Drop the images; return everything else in the listing below exactly.

(PROVIDED MATERIAL):
★ ★ ★
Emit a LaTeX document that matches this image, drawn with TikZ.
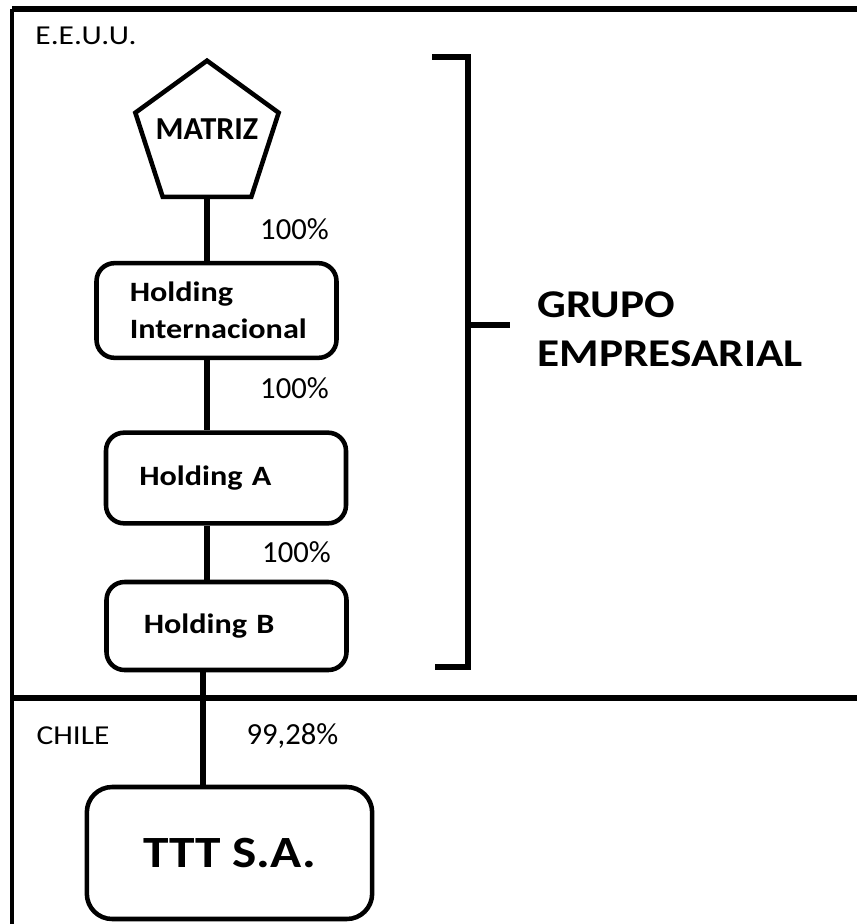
\documentclass[tikz,border=0pt]{standalone}
\usepackage{fontspec}
\setmainfont{Carlito}
\newfontfamily\widefont[FakeStretch=1.15]{Carlito}
\usetikzlibrary{shapes.geometric,positioning}

\begin{document}
\begin{tikzpicture}[
  x=0.75pt, y=-0.75pt,
  frame/.style={line width=4.5pt},
  link/.style={line width=3.8pt},
  holding/.style={rectangle, rounded corners=13.5pt, draw, line width=3.4pt,
    minimum width=180pt, minimum height=68pt, inner xsep=25pt,
    text width=130pt, align=left, font=\widefont\fontsize{21}{27.5}\selectfont\bfseries},
  country/.style={font=\widefont\fontsize{20.5}{24}\selectfont},
  pct/.style={font=\fontsize{23}{26}\selectfont}
]
\useasboundingbox (0,0) rectangle (857,924);

% Borders and country split
\draw[line width=4.5pt] (12,9) -- (857,9);
\draw[line width=3.2pt] (12,9) -- (12,924);
\draw[frame] (12,698) -- (857,698);

\node[country] (eeuu) at (86,36) {E.E.U.U.};
\node[country] (chile) at (73,736) {CHILE};

% Chain of companies
\node[regular polygon, regular polygon sides=5, draw, line width=3.4pt,
  minimum size=113pt, inner sep=0pt,
  label={[yshift=5pt, font=\fontsize{24}{26}\selectfont\bfseries]center:MATRIZ}]
  (matriz) at (207,136) {};
\node[holding, minimum width=178pt, minimum height=71pt] (hint) at (216.5,310.5)
  {Holding\\Internacional};
\node[holding] (holdA) at (226,478) {Holding A};
\node[holding, minimum height=66pt] (holdB) at (226.5,626) {\hspace*{3pt}Holding B};
\node[rectangle, rounded corners=19pt, draw, line width=3.4pt,
  minimum width=214pt, minimum height=99pt,
  font=\widefont\fontsize{33.5}{36}\selectfont\bfseries] (ttt) at (229.5,853) {TTT S.A.};

% Ownership links
\coordinate (axis) at (207,0);
\coordinate (taxis) at (203,0);
\draw[link] (matriz.south) -- (axis |- hint.north);
\draw[link] (axis |- hint.south) -- (axis |- holdA.north);
\draw[link] (axis |- holdA.south) -- (axis |- holdB.north);
\draw[link] (taxis |- holdB.south) -- (taxis |- ttt.north);

\node[pct] (p1) at (294.5,229) {100\%};
\node[pct] (p2) at (294.5,388) {100\%};
\node[pct] (p3) at (296.5,552) {100\%};
\node[pct] (p4) at (292.5,736) {99,28\%};

% Group bracket
\draw[frame] (432,57) -- (468,57) -- (468,667) -- (435,667);
\draw[frame] (468,325) -- (510,325);
\node[anchor=west, align=left, font=\widefont\fontsize{29.5}{37}\selectfont\bfseries]
  (grupo) at (533,329) {GRUPO\\EMPRESARIAL};

\end{tikzpicture}
\end{document}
★ ★ ★
(WRITTEN RESPONSE):
Emit a LaTeX document that matches this image, drawn with TikZ.
\documentclass[tikz,border=0pt]{standalone}
\usepackage{fontspec}
\setmainfont{Carlito}
\newfontfamily\widefont[FakeStretch=1.15]{Carlito}
\usetikzlibrary{shapes.geometric,positioning}

\begin{document}
\begin{tikzpicture}[
  x=0.75pt, y=-0.75pt,
  frame/.style={line width=4.5pt},
  link/.style={line width=3.8pt},
  holding/.style={rectangle, rounded corners=13.5pt, draw, line width=3.4pt,
    minimum width=180pt, minimum height=68pt, inner xsep=25pt,
    text width=130pt, align=left, font=\widefont\fontsize{21}{27.5}\selectfont\bfseries},
  country/.style={font=\widefont\fontsize{20.5}{24}\selectfont},
  pct/.style={font=\fontsize{23}{26}\selectfont}
]
\useasboundingbox (0,0) rectangle (857,924);

% Borders and country split
\draw[line width=4.5pt] (12,9) -- (857,9);
\draw[line width=3.2pt] (12,9) -- (12,924);
\draw[frame] (12,698) -- (857,698);

\node[country] (eeuu) at (86,36) {E.E.U.U.};
\node[country] (chile) at (73,736) {CHILE};

% Chain of companies
\node[regular polygon, regular polygon sides=5, draw, line width=3.4pt,
  minimum size=113pt, inner sep=0pt,
  label={[yshift=5pt, font=\fontsize{24}{26}\selectfont\bfseries]center:MATRIZ}]
  (matriz) at (207,136) {};
\node[holding, minimum width=178pt, minimum height=71pt] (hint) at (216.5,310.5)
  {Holding\\Internacional};
\node[holding] (holdA) at (226,478) {Holding A};
\node[holding, minimum height=66pt] (holdB) at (226.5,626) {\hspace*{3pt}Holding B};
\node[rectangle, rounded corners=19pt, draw, line width=3.4pt,
  minimum width=214pt, minimum height=99pt,
  font=\widefont\fontsize{33.5}{36}\selectfont\bfseries] (ttt) at (229.5,853) {TTT S.A.};

% Ownership links
\coordinate (axis) at (207,0);
\coordinate (taxis) at (203,0);
\draw[link] (matriz.south) -- (axis |- hint.north);
\draw[link] (axis |- hint.south) -- (axis |- holdA.north);
\draw[link] (axis |- holdA.south) -- (axis |- holdB.north);
\draw[link] (taxis |- holdB.south) -- (taxis |- ttt.north);

\node[pct] (p1) at (294.5,229) {100\%};
\node[pct] (p2) at (294.5,388) {100\%};
\node[pct] (p3) at (296.5,552) {100\%};
\node[pct] (p4) at (292.5,736) {99,28\%};

% Group bracket
\draw[frame] (432,57) -- (468,57) -- (468,667) -- (435,667);
\draw[frame] (468,325) -- (510,325);
\node[anchor=west, align=left, font=\widefont\fontsize{29.5}{37}\selectfont\bfseries]
  (grupo) at (533,329) {GRUPO\\EMPRESARIAL};

\end{tikzpicture}
\end{document}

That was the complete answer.